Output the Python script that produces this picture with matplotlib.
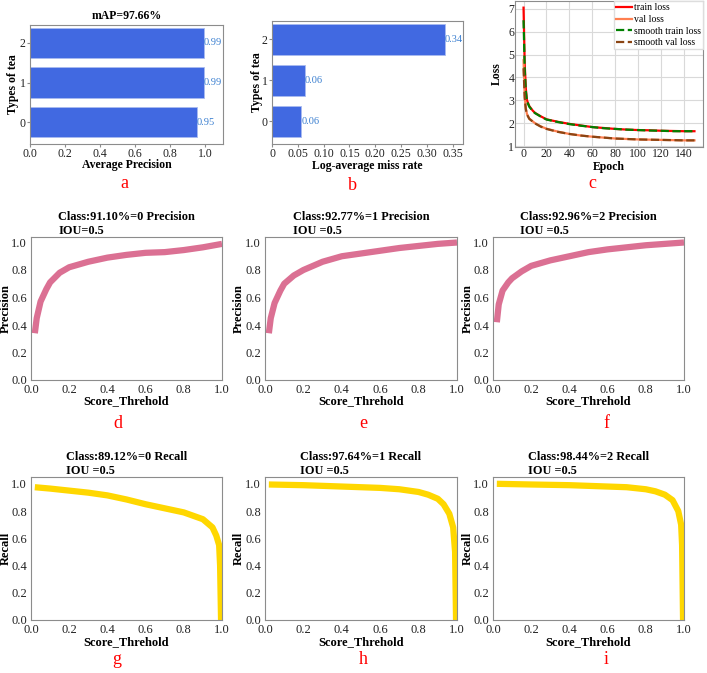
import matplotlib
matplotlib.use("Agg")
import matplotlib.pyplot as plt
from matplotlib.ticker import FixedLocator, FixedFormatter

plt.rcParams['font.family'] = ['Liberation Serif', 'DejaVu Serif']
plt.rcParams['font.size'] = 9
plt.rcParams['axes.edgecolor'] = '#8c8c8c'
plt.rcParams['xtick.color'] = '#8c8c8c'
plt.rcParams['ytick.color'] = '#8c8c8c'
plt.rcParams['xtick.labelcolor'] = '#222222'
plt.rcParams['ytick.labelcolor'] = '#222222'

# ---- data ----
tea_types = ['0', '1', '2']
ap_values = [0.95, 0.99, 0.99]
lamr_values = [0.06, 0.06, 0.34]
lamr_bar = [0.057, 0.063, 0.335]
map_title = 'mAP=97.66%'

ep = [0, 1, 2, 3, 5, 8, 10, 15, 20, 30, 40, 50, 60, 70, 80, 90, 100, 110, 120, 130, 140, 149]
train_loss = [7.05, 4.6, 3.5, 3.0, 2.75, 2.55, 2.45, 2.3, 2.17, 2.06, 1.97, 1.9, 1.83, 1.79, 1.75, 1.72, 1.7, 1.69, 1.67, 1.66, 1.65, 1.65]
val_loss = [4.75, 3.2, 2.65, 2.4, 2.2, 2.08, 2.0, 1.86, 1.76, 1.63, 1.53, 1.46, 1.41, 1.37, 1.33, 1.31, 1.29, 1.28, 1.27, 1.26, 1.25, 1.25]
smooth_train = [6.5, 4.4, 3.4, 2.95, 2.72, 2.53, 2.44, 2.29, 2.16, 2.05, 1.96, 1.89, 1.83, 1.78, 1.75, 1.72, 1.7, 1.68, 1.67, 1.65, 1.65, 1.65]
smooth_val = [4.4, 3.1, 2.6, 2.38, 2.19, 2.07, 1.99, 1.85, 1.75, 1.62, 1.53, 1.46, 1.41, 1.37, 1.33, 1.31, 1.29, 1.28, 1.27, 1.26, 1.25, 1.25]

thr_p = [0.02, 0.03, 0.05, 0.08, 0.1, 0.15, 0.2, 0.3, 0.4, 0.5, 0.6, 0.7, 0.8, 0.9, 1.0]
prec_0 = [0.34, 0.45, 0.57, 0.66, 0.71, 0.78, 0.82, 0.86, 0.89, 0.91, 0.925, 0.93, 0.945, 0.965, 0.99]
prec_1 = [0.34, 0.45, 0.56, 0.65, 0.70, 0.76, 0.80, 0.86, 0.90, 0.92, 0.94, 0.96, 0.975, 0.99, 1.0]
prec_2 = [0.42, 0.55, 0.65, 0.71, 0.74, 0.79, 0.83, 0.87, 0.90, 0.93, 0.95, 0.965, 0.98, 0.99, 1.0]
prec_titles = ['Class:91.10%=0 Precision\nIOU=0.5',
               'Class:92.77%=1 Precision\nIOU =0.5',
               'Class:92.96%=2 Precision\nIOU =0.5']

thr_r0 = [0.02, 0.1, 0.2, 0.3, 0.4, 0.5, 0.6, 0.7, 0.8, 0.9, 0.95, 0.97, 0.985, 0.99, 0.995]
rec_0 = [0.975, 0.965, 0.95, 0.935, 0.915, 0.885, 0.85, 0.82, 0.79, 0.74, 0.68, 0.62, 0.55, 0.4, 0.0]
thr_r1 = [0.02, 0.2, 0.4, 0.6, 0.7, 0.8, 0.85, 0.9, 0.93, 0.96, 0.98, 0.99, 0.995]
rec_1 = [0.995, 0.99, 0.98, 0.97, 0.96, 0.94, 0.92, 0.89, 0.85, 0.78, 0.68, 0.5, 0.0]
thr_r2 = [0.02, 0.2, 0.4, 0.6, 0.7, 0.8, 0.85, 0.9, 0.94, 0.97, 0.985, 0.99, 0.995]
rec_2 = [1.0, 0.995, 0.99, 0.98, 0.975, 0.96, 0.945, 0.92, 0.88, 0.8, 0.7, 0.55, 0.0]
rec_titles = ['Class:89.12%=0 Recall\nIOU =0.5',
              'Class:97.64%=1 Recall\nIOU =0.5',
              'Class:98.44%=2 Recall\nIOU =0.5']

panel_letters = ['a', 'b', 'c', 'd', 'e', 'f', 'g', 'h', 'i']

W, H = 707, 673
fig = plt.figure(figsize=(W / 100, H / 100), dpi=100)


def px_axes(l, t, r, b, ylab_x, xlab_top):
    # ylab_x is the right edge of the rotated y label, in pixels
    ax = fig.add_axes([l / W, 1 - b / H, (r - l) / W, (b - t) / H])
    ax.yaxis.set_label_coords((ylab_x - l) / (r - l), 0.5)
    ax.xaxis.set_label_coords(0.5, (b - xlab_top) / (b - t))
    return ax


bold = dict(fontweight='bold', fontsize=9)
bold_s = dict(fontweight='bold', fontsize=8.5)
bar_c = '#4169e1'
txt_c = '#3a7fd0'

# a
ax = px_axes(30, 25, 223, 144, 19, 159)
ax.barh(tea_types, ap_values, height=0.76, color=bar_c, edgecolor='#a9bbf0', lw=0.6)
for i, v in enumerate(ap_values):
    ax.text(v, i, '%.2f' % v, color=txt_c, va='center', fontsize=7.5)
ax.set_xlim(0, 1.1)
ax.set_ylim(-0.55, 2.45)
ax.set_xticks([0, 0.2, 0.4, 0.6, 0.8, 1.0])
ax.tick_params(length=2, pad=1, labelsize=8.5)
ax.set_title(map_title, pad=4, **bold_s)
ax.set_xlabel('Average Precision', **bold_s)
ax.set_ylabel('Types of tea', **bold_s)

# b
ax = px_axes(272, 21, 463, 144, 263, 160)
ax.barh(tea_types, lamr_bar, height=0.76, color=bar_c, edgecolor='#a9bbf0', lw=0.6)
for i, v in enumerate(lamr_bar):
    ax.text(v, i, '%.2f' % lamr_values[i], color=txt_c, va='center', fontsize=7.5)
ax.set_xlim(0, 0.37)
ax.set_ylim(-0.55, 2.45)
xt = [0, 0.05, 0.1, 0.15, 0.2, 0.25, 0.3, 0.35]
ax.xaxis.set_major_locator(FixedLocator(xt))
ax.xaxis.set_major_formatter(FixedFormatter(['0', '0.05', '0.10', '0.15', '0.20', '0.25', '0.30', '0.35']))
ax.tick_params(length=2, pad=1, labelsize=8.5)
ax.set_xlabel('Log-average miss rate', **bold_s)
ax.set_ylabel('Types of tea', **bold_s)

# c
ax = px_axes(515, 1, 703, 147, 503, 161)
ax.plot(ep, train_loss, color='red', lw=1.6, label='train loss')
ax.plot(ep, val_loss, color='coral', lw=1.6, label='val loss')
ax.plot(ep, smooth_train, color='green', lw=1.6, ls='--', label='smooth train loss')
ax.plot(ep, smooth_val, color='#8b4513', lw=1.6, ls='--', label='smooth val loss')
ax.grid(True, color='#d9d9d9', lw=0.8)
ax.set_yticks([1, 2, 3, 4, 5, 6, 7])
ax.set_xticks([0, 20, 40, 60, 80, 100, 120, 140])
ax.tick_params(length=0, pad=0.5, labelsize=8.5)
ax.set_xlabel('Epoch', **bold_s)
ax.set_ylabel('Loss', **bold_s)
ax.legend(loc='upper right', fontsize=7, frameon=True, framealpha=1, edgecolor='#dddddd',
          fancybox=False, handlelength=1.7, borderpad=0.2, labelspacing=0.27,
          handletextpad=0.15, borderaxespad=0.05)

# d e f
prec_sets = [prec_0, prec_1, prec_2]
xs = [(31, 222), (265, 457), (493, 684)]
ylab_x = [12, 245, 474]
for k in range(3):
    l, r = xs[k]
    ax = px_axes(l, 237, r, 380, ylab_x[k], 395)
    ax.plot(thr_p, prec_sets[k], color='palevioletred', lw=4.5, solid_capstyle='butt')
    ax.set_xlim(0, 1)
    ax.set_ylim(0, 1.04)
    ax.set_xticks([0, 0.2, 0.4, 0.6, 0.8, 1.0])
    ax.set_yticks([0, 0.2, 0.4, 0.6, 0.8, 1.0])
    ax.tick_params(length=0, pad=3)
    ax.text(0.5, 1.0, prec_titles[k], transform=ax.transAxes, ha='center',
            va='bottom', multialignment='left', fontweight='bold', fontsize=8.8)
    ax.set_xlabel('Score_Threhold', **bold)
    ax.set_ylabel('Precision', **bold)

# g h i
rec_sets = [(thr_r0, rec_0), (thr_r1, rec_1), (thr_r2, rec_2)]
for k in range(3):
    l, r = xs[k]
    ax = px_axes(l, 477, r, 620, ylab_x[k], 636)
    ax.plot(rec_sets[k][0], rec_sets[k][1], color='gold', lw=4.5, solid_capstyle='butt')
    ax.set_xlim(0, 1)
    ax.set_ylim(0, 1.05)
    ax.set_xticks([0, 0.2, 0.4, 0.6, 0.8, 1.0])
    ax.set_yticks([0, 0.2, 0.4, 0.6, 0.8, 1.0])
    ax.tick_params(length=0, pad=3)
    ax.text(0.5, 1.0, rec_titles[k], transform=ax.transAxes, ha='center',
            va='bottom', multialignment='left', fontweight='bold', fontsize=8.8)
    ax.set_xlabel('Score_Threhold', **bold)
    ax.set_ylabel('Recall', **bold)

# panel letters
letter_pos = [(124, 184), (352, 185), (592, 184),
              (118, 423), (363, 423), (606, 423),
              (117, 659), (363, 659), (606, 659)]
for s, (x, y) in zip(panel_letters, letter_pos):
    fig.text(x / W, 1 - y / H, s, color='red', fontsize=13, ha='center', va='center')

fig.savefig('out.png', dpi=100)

· · · ·

| Aim |
From the first line of the listing above, repeat every line through the one holding "map_title = 'mAP=97.66%'". Both ends count, and pictures stay out.

| Task solution |
Output the Python script that produces this picture with matplotlib.
import matplotlib
matplotlib.use("Agg")
import matplotlib.pyplot as plt
from matplotlib.ticker import FixedLocator, FixedFormatter

plt.rcParams['font.family'] = ['Liberation Serif', 'DejaVu Serif']
plt.rcParams['font.size'] = 9
plt.rcParams['axes.edgecolor'] = '#8c8c8c'
plt.rcParams['xtick.color'] = '#8c8c8c'
plt.rcParams['ytick.color'] = '#8c8c8c'
plt.rcParams['xtick.labelcolor'] = '#222222'
plt.rcParams['ytick.labelcolor'] = '#222222'

# ---- data ----
tea_types = ['0', '1', '2']
ap_values = [0.95, 0.99, 0.99]
lamr_values = [0.06, 0.06, 0.34]
lamr_bar = [0.057, 0.063, 0.335]
map_title = 'mAP=97.66%'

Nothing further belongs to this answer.